Key Decisions for Investors

  • Long EUR investment-grade credit vs short peripheral EU sovereign beta: prefer iTraxx Main / short iTraxx Crossover for 1-3 months as 2026 funding de-risks headline tail risk, but keep tight stops into any 2027 negotiation failure.
  • Overweight defense electronics and drone-enabler exposure over legacy armor/artillery primes for 6-12 months: long LDO, SAAB-B, or Rheinmetall on dips, but hedge with a relative short in traditional heavy platform names if available, as the aid mix appears to favor scalable unmanned systems.

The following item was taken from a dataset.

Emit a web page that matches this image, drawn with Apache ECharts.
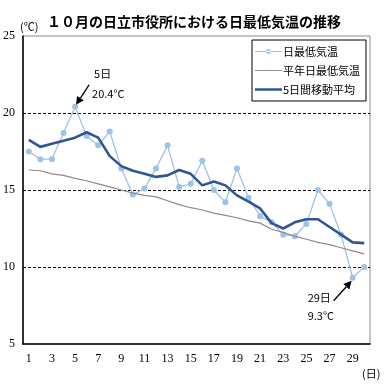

  • Buy downside protection on European sovereign/EM stress via index puts or receiver skew in eastern European rates for Q4-Q1: the main catalyst is not battlefield escalation but a failed 2027 funding bridge, which could reprice risk quickly.
  • Pair trade: long European counter-UAS / sensors suppliers against broad European industrials over 3-6 months; if aid shifts toward drone-centric procurement, suppliers with high software/content mix should outperform low-margin hardware names.
  • If available, accumulate Ukraine-exposed reconstruction/defense equities only on a 10-15% pullback, because the near-term support removes insolvency risk but the 2027 funding overhang keeps upside capped until a broader G7 commitment is visible.